What the task requires:
Repeat the material verbatim. Images are excluded from the copy.

Provided data:
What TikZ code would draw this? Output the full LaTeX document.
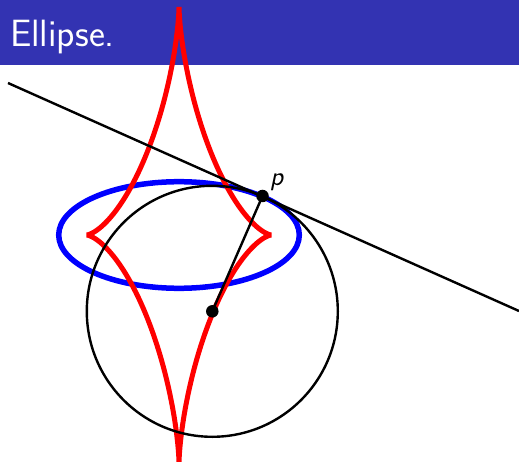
\documentclass[tikz,border=0pt]{standalone}
\usepackage{fontspec}
\definecolor{headerblue}{RGB}{51,51,178}
\tikzset{
  ellipseline/.style={draw=blue, line width=5.5pt},
  evoluteline/.style={draw=red, line width=5pt},
  blackline/.style={draw=black, line width=2.4pt},
  dotnode/.style={circle, fill=black, inner sep=0pt, minimum size=12.5pt},
}
\begin{document}
\begin{tikzpicture}[x=1pt, y=-1pt]
\useasboundingbox (0,0) rectangle (519,462);
% header
\fill[headerblue] (0,0) rectangle (519,65);
\node[anchor=base west, inner sep=0pt, text=white,
      font=\sffamily\fontsize{38}{40}\selectfont] (title) at (10,47) {Ellipse.};
% ellipse
\draw[ellipseline] (179,235) ellipse [x radius=120.3pt, y radius=53.3pt];
% evolute
\draw[evoluteline] plot[domain=0:359, samples=360, variable=\t]
  ({179+92.5*cos(\t)*cos(\t)*cos(\t)}, {235+228*sin(\t)*sin(\t)*sin(\t)}) -- cycle;
% points
\coordinate (P) at (262.5,196);
\coordinate (E) at (212.3,311.3);
\coordinate (T1) at (8,83);
\coordinate (T2) at (519,311);
% tangent line
\draw[blackline] (T1) -- (T2);
% osculating circle
\draw[blackline] (E) circle [radius=125.5pt];
% normal segment
\draw[blackline] (P) -- (E);
\node[dotnode] (pdot) at (P) {};
\node[dotnode] (edot) at (E) {};
\node[anchor=base west, inner sep=0pt,
      font=\sffamily\itshape\fontsize{27}{30}\selectfont] (plabel) at (270,186) {p};
\end{tikzpicture}
\end{document}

Output below:
What TikZ code would draw this? Output the full LaTeX document.
\documentclass[tikz,border=0pt]{standalone}
\usepackage{fontspec}
\definecolor{headerblue}{RGB}{51,51,178}
\tikzset{
  ellipseline/.style={draw=blue, line width=5.5pt},
  evoluteline/.style={draw=red, line width=5pt},
  blackline/.style={draw=black, line width=2.4pt},
  dotnode/.style={circle, fill=black, inner sep=0pt, minimum size=12.5pt},
}
\begin{document}
\begin{tikzpicture}[x=1pt, y=-1pt]
\useasboundingbox (0,0) rectangle (519,462);
% header
\fill[headerblue] (0,0) rectangle (519,65);
\node[anchor=base west, inner sep=0pt, text=white,
      font=\sffamily\fontsize{38}{40}\selectfont] (title) at (10,47) {Ellipse.};
% ellipse
\draw[ellipseline] (179,235) ellipse [x radius=120.3pt, y radius=53.3pt];
% evolute
\draw[evoluteline] plot[domain=0:359, samples=360, variable=\t]
  ({179+92.5*cos(\t)*cos(\t)*cos(\t)}, {235+228*sin(\t)*sin(\t)*sin(\t)}) -- cycle;
% points
\coordinate (P) at (262.5,196);
\coordinate (E) at (212.3,311.3);
\coordinate (T1) at (8,83);
\coordinate (T2) at (519,311);
% tangent line
\draw[blackline] (T1) -- (T2);
% osculating circle
\draw[blackline] (E) circle [radius=125.5pt];
% normal segment
\draw[blackline] (P) -- (E);
\node[dotnode] (pdot) at (P) {};
\node[dotnode] (edot) at (E) {};
\node[anchor=base west, inner sep=0pt,
      font=\sffamily\itshape\fontsize{27}{30}\selectfont] (plabel) at (270,186) {p};
\end{tikzpicture}
\end{document}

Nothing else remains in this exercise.